>>>
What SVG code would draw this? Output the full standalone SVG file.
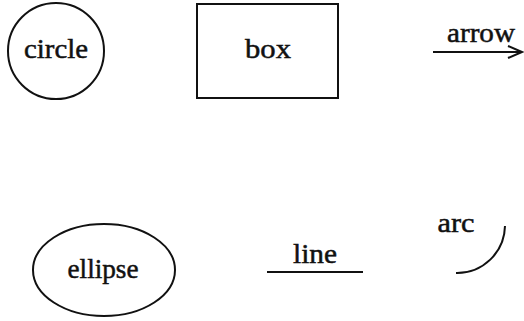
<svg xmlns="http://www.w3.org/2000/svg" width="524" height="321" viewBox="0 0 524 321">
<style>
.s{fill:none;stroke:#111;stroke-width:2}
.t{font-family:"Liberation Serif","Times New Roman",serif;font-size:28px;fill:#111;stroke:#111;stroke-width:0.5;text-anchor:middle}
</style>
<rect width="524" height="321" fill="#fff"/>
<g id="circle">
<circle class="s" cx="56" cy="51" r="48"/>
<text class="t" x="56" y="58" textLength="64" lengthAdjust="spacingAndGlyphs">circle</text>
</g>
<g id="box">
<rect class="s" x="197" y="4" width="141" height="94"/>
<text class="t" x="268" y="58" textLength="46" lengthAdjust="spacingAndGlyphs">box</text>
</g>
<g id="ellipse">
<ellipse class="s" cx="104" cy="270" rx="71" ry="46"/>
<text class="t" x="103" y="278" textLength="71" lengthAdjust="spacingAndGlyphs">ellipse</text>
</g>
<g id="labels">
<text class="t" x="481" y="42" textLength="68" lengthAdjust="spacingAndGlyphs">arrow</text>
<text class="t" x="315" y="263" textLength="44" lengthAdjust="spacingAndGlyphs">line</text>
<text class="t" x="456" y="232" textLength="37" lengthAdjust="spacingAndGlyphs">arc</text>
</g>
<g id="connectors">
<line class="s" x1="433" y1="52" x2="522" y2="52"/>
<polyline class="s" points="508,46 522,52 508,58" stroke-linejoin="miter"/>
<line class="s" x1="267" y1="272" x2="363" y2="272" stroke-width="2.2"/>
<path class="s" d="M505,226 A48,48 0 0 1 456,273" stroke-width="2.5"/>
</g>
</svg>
<<<
REQUIRED TASK: Print out the lines exactly, skipping any picture.

SOLUTION TO THE EXERCISE:
What SVG code would draw this? Output the full standalone SVG file.
<svg xmlns="http://www.w3.org/2000/svg" width="524" height="321" viewBox="0 0 524 321">
<style>
.s{fill:none;stroke:#111;stroke-width:2}
.t{font-family:"Liberation Serif","Times New Roman",serif;font-size:28px;fill:#111;stroke:#111;stroke-width:0.5;text-anchor:middle}
</style>
<rect width="524" height="321" fill="#fff"/>
<g id="circle">
<circle class="s" cx="56" cy="51" r="48"/>
<text class="t" x="56" y="58" textLength="64" lengthAdjust="spacingAndGlyphs">circle</text>
</g>
<g id="box">
<rect class="s" x="197" y="4" width="141" height="94"/>
<text class="t" x="268" y="58" textLength="46" lengthAdjust="spacingAndGlyphs">box</text>
</g>
<g id="ellipse">
<ellipse class="s" cx="104" cy="270" rx="71" ry="46"/>
<text class="t" x="103" y="278" textLength="71" lengthAdjust="spacingAndGlyphs">ellipse</text>
</g>
<g id="labels">
<text class="t" x="481" y="42" textLength="68" lengthAdjust="spacingAndGlyphs">arrow</text>
<text class="t" x="315" y="263" textLength="44" lengthAdjust="spacingAndGlyphs">line</text>
<text class="t" x="456" y="232" textLength="37" lengthAdjust="spacingAndGlyphs">arc</text>
</g>
<g id="connectors">
<line class="s" x1="433" y1="52" x2="522" y2="52"/>
<polyline class="s" points="508,46 522,52 508,58" stroke-linejoin="miter"/>
<line class="s" x1="267" y1="272" x2="363" y2="272" stroke-width="2.2"/>
<path class="s" d="M505,226 A48,48 0 0 1 456,273" stroke-width="2.5"/>
</g>
</svg>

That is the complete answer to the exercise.